Rianne Malixi and Asterisk Talley are becoming familiar rivals.
Three weeks ago, Malixi, 17, of the Philippines, put an 8-and-7 whipping on Talley, a 15-year-old Californian, to win the scheduled 36-hole U.S. Girls’ Junior final. On Sunday at Southern Hills in Tulsa, Oklahoma, the teens squared off again, this time for a bigger USGA prize: the U.S. Women’s Amateur.
Malixi rallied from an early 2-down deficit Sunday, stringing together three consecutive birdies on the back nine to win, 3 and 2. She is the second player to win the Girls’ Junior and Women’s Amateur titles in the same year, after Eun Jeong Seong in 2016.
"It feels so surreal right now," Malixi said. "Just everything just came in so quickly, and it's just an honor."
Malixi found herself 1-down at the midpoint of the scheduled 36-hole finale when play was suspended late Saturday after the first 18 holes of the final was moved ahead a day to avoid a foul weather forecast for Sunday. Talley won the first hole Sunday to go 2-up before Malixi swung the momentum by winning the next four holes to go 2-up.
She stretched the lead to 3-up through 26 holes when Talley bogeyed the par-3 eighth before Talley rallied by winning the next three holes, two via birdie, to square the match. However, Malixi rattled off three consecutive birdies, on holes 13-15, to go 3-up with three to play.

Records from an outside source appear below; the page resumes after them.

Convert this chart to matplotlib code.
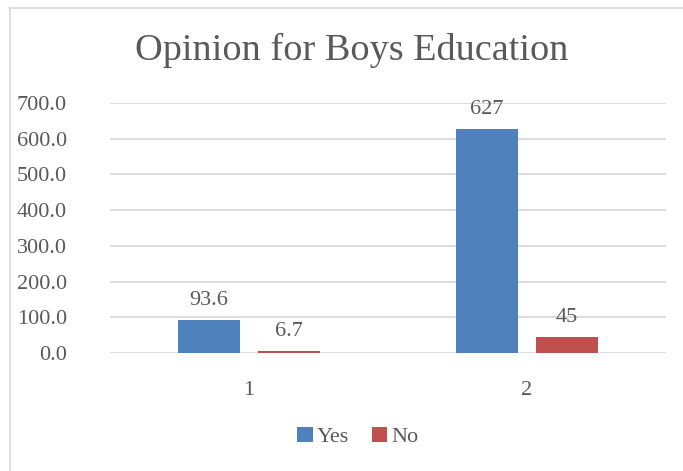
import matplotlib
matplotlib.use("Agg")
import matplotlib.pyplot as plt
from matplotlib.lines import Line2D
import numpy as np

title = "Opinion for Boys Education"
categories = ["1", "2"]
series_names = ["Yes", "No"]
yes_values = [93.6, 627]
no_values = [6.7, 45]
yes_labels = ["93.6", "627"]
no_labels = ["6.7", "45"]
y_ticks = [0, 100, 200, 300, 400, 500, 600, 700]

plt.rcParams['font.family'] = ['Liberation Serif', 'DejaVu Serif']
text_color = "#595959"
blue = "#4F81BD"
red = "#C0504D"

fig = plt.figure(figsize=(6.83, 4.71), dpi=100)
ax = fig.add_axes([110/683, 1-353/471, (666-110)/683, (353-103)/471])

x = np.arange(len(categories))
w = 0.223
off = 0.144
b1 = ax.bar(x - off, yes_values, w, color=blue, label=series_names[0], zorder=3)
b2 = ax.bar(x + off, no_values, w, color=red, label=series_names[1], zorder=3)

for bars, labs in ((b1, yes_labels), (b2, no_labels)):
    for rect, lab in zip(bars, labs):
        ax.annotate(lab, (rect.get_x() + rect.get_width()/2, rect.get_height()),
                    xytext=(0, 7), textcoords="offset points", ha="center", va="bottom",
                    fontsize=16, color=text_color)

ax.set_xlim(-0.5, 1.5)
ax.set_ylim(0, 700)
ax.set_yticks(y_ticks)
ax.set_yticklabels([f"{v:.1f}" for v in y_ticks])
ax.set_xticks(x)
ax.set_xticklabels(categories)
ax.tick_params(axis="both", length=0, labelsize=16, labelcolor=text_color)
ax.tick_params(axis="y", pad=31)
ax.tick_params(axis="x", pad=20)
ax.grid(axis="y", color="#D9D9D9", linewidth=1.3, zorder=0)
for s in ax.spines.values():
    s.set_visible(False)

fig.text(352/683, 1-50/471, title, ha="center", va="center", fontsize=27.5, color=text_color)

leg = fig.legend(handles=[b1, b2], loc="center", bbox_to_anchor=(358/683, 1-437/471),
                 ncol=2, frameon=False, fontsize=16, handlelength=0.7, handleheight=0.7,
                 handletextpad=0.2, columnspacing=1.0, labelcolor=text_color)

fig.add_artist(Line2D([10/683, 10/683], [0, 1-8/471], transform=fig.transFigure, color="#D9D9D9", lw=1.2))
fig.add_artist(Line2D([10/683, 1], [1-8/471, 1-8/471], transform=fig.transFigure, color="#D9D9D9", lw=1.2))

fig.savefig("out.png", dpi=100)
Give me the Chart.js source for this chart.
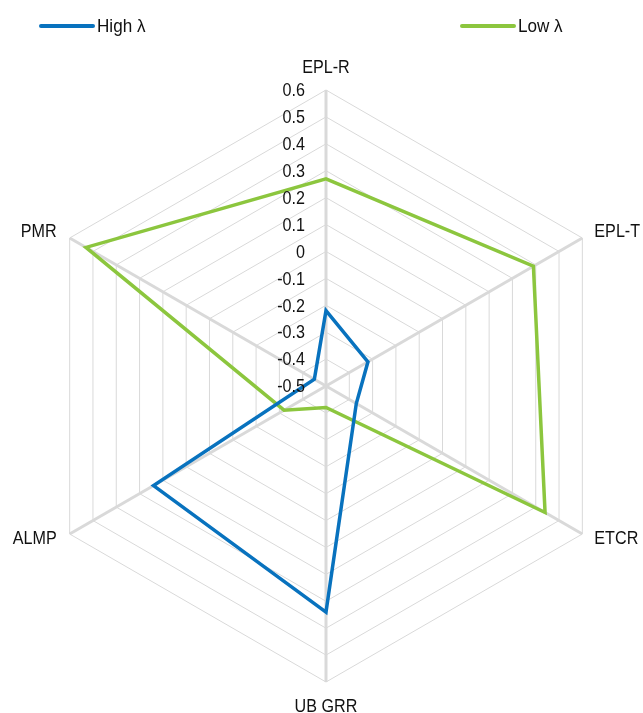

"Just flipped the switch there and just kept on making birdies," Malixi said, "and I was hitting really good shots and then putts happened to drop."
Both players made birdie at the par-5 16th, giving Malixi a 3-and-2 victory.

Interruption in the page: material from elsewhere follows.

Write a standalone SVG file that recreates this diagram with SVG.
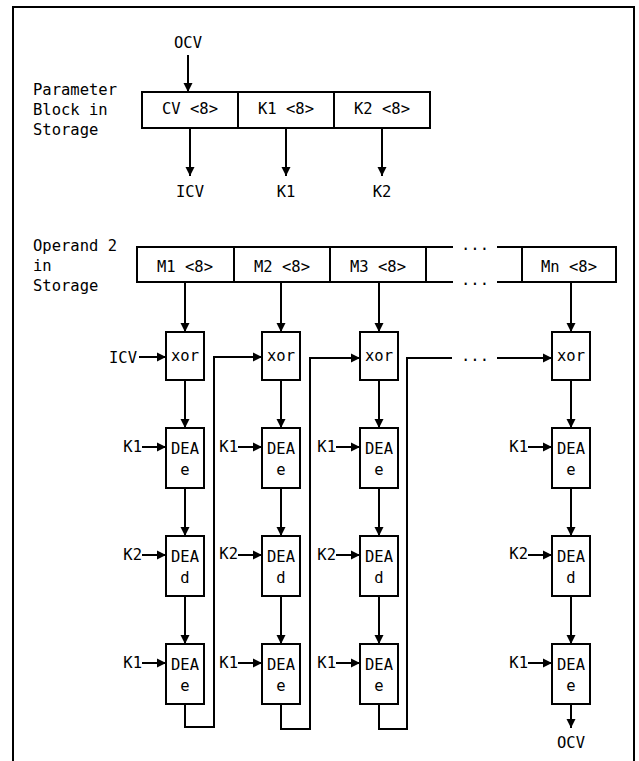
<svg xmlns="http://www.w3.org/2000/svg" width="639" height="761" viewBox="0 0 639 761">
<defs>
<marker id="ah" markerUnits="userSpaceOnUse" markerWidth="11" markerHeight="11" viewBox="0 0 11 11" refX="10" refY="5.5" orient="auto">
<path d="M1,1 L10,5.5 L1,10 Z" fill="#000"/>
</marker>
<style>
text{font-family:"DejaVu Sans Mono","Liberation Mono",monospace;font-size:15.5px;fill:#000}
.c{text-anchor:middle}
.e{text-anchor:end}
.b{fill:#fff;stroke:#000;stroke-width:2}
.l{fill:none;stroke:#000;stroke-width:2}
.a{fill:none;stroke:#000;stroke-width:2;marker-end:url(#ah)}
</style>
</defs>
<rect width="639" height="761" fill="#fff"/>
<rect x="13" y="7" width="621" height="770" class="l"/>

<g id="param-label">
<text x="33" y="95">Parameter</text>
<text x="33" y="115">Block in</text>
<text x="33" y="135">Storage</text>
</g>
<g id="param-block">
<rect x="142" y="92" width="288" height="36" class="b"/>
<line x1="238" y1="92" x2="238" y2="128" class="l"/>
<line x1="334" y1="92" x2="334" y2="128" class="l"/>
<text x="190" y="114" class="c">CV &lt;8&gt;</text>
<text x="286" y="114" class="c">K1 &lt;8&gt;</text>
<text x="382" y="114" class="c">K2 &lt;8&gt;</text>
</g>
<g id="param-io">
<text x="188" y="48" class="c">OCV</text>
<text x="190" y="197" class="c">ICV</text>
<text x="286" y="197" class="c">K1</text>
<text x="382" y="197" class="c">K2</text>
</g>

<g id="operand-label">
<text x="33" y="251">Operand 2</text>
<text x="33" y="271">in</text>
<text x="33" y="291">Storage</text>
</g>
<g id="operand-block">
<rect x="137" y="247" width="289" height="35" class="b"/>
<line x1="234" y1="247" x2="234" y2="282" class="l"/>
<line x1="330" y1="247" x2="330" y2="282" class="l"/>
<path d="M426,247 H453 M497,247 H522 M426,282 H453 M497,282 H522" class="l"/>
<text x="475" y="250" class="c">...</text>
<text x="475" y="285" class="c">...</text>
<rect x="522" y="247" width="94" height="35" class="b"/>
<text x="185" y="272" class="c">M1 &lt;8&gt;</text>
<text x="282" y="272" class="c">M2 &lt;8&gt;</text>
<text x="378" y="272" class="c">M3 &lt;8&gt;</text>
<text x="569" y="272" class="c">Mn &lt;8&gt;</text>
</g>

<g id="connectors">
<line x1="188" y1="55" x2="188" y2="92" class="a"/>
<line x1="190" y1="128" x2="190" y2="176" class="a"/>
<line x1="286" y1="128" x2="286" y2="176" class="a"/>
<line x1="382" y1="128" x2="382" y2="176" class="a"/>
<line x1="185" y1="282" x2="185" y2="332" class="a"/>
<line x1="281" y1="282" x2="281" y2="332" class="a"/>
<line x1="379" y1="282" x2="379" y2="332" class="a"/>
<line x1="571" y1="282" x2="571" y2="332" class="a"/>
<line x1="139" y1="357" x2="166" y2="357" class="a"/>
<line x1="185" y1="380" x2="185" y2="428" class="a"/>
<line x1="185" y1="488" x2="185" y2="536" class="a"/>
<line x1="185" y1="596" x2="185" y2="644" class="a"/>
<line x1="281" y1="380" x2="281" y2="428" class="a"/>
<line x1="281" y1="488" x2="281" y2="536" class="a"/>
<line x1="281" y1="596" x2="281" y2="644" class="a"/>
<line x1="379" y1="380" x2="379" y2="428" class="a"/>
<line x1="379" y1="488" x2="379" y2="536" class="a"/>
<line x1="379" y1="596" x2="379" y2="644" class="a"/>
<line x1="571" y1="380" x2="571" y2="428" class="a"/>
<line x1="571" y1="488" x2="571" y2="536" class="a"/>
<line x1="571" y1="596" x2="571" y2="644" class="a"/>
<line x1="571" y1="704" x2="571" y2="728" class="a"/>
<line x1="142" y1="447" x2="166" y2="447" class="a"/>
<line x1="142" y1="555" x2="166" y2="555" class="a"/>
<line x1="142" y1="663" x2="166" y2="663" class="a"/>
<line x1="238" y1="447" x2="262" y2="447" class="a"/>
<line x1="238" y1="555" x2="262" y2="555" class="a"/>
<line x1="238" y1="663" x2="262" y2="663" class="a"/>
<line x1="336" y1="447" x2="360" y2="447" class="a"/>
<line x1="336" y1="555" x2="360" y2="555" class="a"/>
<line x1="336" y1="663" x2="360" y2="663" class="a"/>
<line x1="528" y1="447" x2="552" y2="447" class="a"/>
<line x1="528" y1="555" x2="552" y2="555" class="a"/>
<line x1="528" y1="663" x2="552" y2="663" class="a"/>
<polyline points="185,704 185,727 214,727 214,357 262,357" class="a"/>
<polyline points="281,704 281,729 310,729 310,358 360,358" class="a"/>
<polyline points="379,704 379,729 407,729 407,358 452,358" class="l"/>
<line x1="497" y1="358" x2="552" y2="358" class="a"/>
<text x="475" y="361" class="c">...</text>
</g>

<g id="col1">
<rect x="166" y="332" width="38" height="48" class="b"/><text x="185" y="361" class="c">xor</text>
<rect x="166" y="428" width="38" height="60" class="b"/><text x="185" y="454" class="c">DEA</text><text x="185" y="475" class="c">e</text>
<rect x="166" y="536" width="38" height="60" class="b"/><text x="185" y="562" class="c">DEA</text><text x="185" y="583" class="c">d</text>
<rect x="166" y="644" width="38" height="60" class="b"/><text x="185" y="670" class="c">DEA</text><text x="185" y="691" class="c">e</text>
<text x="109" y="363">ICV</text>
<text x="142" y="452" class="e">K1</text><text x="142" y="560" class="e">K2</text><text x="142" y="668" class="e">K1</text>
</g>
<g id="col2">
<rect x="262" y="332" width="38" height="48" class="b"/><text x="281" y="361" class="c">xor</text>
<rect x="262" y="428" width="38" height="60" class="b"/><text x="281" y="454" class="c">DEA</text><text x="281" y="475" class="c">e</text>
<rect x="262" y="536" width="38" height="60" class="b"/><text x="281" y="562" class="c">DEA</text><text x="281" y="583" class="c">d</text>
<rect x="262" y="644" width="38" height="60" class="b"/><text x="281" y="670" class="c">DEA</text><text x="281" y="691" class="c">e</text>
<text x="238" y="452" class="e">K1</text><text x="238" y="559" class="e">K2</text><text x="238" y="668" class="e">K1</text>
</g>
<g id="col3">
<rect x="360" y="332" width="38" height="48" class="b"/><text x="379" y="361" class="c">xor</text>
<rect x="360" y="428" width="38" height="60" class="b"/><text x="379" y="454" class="c">DEA</text><text x="379" y="475" class="c">e</text>
<rect x="360" y="536" width="38" height="60" class="b"/><text x="379" y="562" class="c">DEA</text><text x="379" y="583" class="c">d</text>
<rect x="360" y="644" width="38" height="60" class="b"/><text x="379" y="670" class="c">DEA</text><text x="379" y="691" class="c">e</text>
<text x="336" y="452" class="e">K1</text><text x="336" y="560" class="e">K2</text><text x="336" y="668" class="e">K1</text>
</g>
<g id="col4">
<rect x="552" y="332" width="38" height="48" class="b"/><text x="571" y="361" class="c">xor</text>
<rect x="552" y="428" width="38" height="60" class="b"/><text x="571" y="454" class="c">DEA</text><text x="571" y="475" class="c">e</text>
<rect x="552" y="536" width="38" height="60" class="b"/><text x="571" y="562" class="c">DEA</text><text x="571" y="583" class="c">d</text>
<rect x="552" y="644" width="38" height="60" class="b"/><text x="571" y="670" class="c">DEA</text><text x="571" y="691" class="c">e</text>
<text x="528" y="452" class="e">K1</text><text x="528" y="559" class="e">K2</text><text x="528" y="668" class="e">K1</text>
<text x="571" y="748" class="c">OCV</text>
</g>
</svg>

"Playing against someone like Rianne and getting so far is just amazing," said Talley, who was making her U.S. Women's Amateur debut. "I feel like I can just take away some good parts and some bad parts and work on what I have to work on."

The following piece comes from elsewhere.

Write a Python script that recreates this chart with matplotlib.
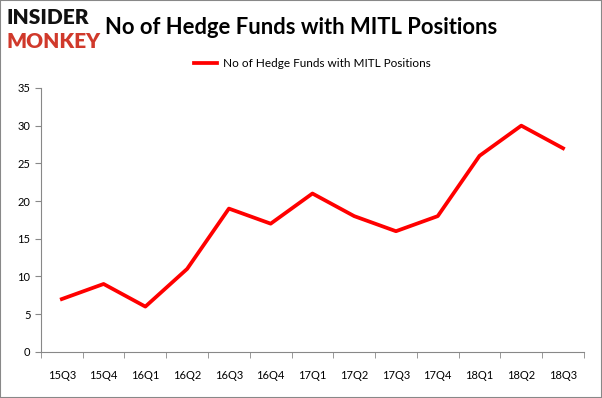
import matplotlib.pyplot as plt
from matplotlib.patches import Rectangle
import numpy as np

quarters = ["15Q3", "15Q4", "16Q1", "16Q2", "16Q3", "16Q4", "17Q1",
            "17Q2", "17Q3", "17Q4", "18Q1", "18Q2", "18Q3"]
funds = [7, 9, 6, 11, 19, 17, 21, 18, 16, 18, 26, 30, 27]
label = "No of Hedge Funds with MITL Positions"

plt.rcParams['font.family'] = ['Lato', 'DejaVu Sans']

fig = plt.figure(figsize=(6.02, 3.98), dpi=100)
ax = fig.add_axes([0.068, 0.116, 0.902, 0.663])

x = np.arange(len(quarters))
ax.plot(x, funds, color="#ff0000", lw=2.7, label=label)

ax.set_xlim(-0.5, len(quarters) - 0.5)
ax.set_ylim(0, 35)
ax.set_yticks(range(0, 36, 5))
ax.set_xticks(x)
ax.set_xticklabels(quarters)
ax.set_xticks(np.arange(-0.5, len(quarters), 1), minor=True)
ax.tick_params(axis="x", which="major", length=0, pad=13, labelsize=8)
ax.tick_params(axis="x", which="minor", length=4, color="#888888")
ax.tick_params(axis="y", length=4, color="#888888", labelsize=8)

for side in ["top", "right"]:
    ax.spines[side].set_visible(False)
for side in ["left", "bottom"]:
    ax.spines[side].set_color("#888888")

ax.legend(loc="lower center", bbox_to_anchor=(0.5, 1.03), frameon=False,
          fontsize=8.5, handlelength=2.0, handletextpad=0.5)

fig.text(0.5, 0.93, label, ha="center", va="center", fontsize=15.8,
         fontweight="bold")
fig.text(0.01, 0.955, "INSIDER", ha="left", va="center", fontsize=15,
         fontweight="heavy", color="#111111")
fig.text(0.01, 0.895, "MONKEY", ha="left", va="center", fontsize=15,
         fontweight="heavy", color="#d0392b")

fig.patches.append(Rectangle((0, 0), 1, 1, transform=fig.transFigure,
                             fill=False, edgecolor="#888888", lw=1.5))

fig.savefig("out.png", dpi=100)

Malixi, who was the runner-up at the 2023 U.S. Girls’ Junior, is only the fourth female to win multiple USGA events in the same year. Talley, who won the Sage Valley Junior Invitational early in the year, was looking for her second USGA title of 2024 after she teamed with Sarah Lim to win the U.S. Women’s Amateur Four-Ball in May at Oak Hills in San Antonio, Texas.
Malixi, who has committed to attend Duke next year, will get exemptions into next month's AIG Women's Open, provided that she remains an amateur, and the 2025 U.S. Women’s Open. She also has spots next year in the Augusta National Women's Amateur, the Chevron Championship and the Amundi Evian events provided that she is still an amateur.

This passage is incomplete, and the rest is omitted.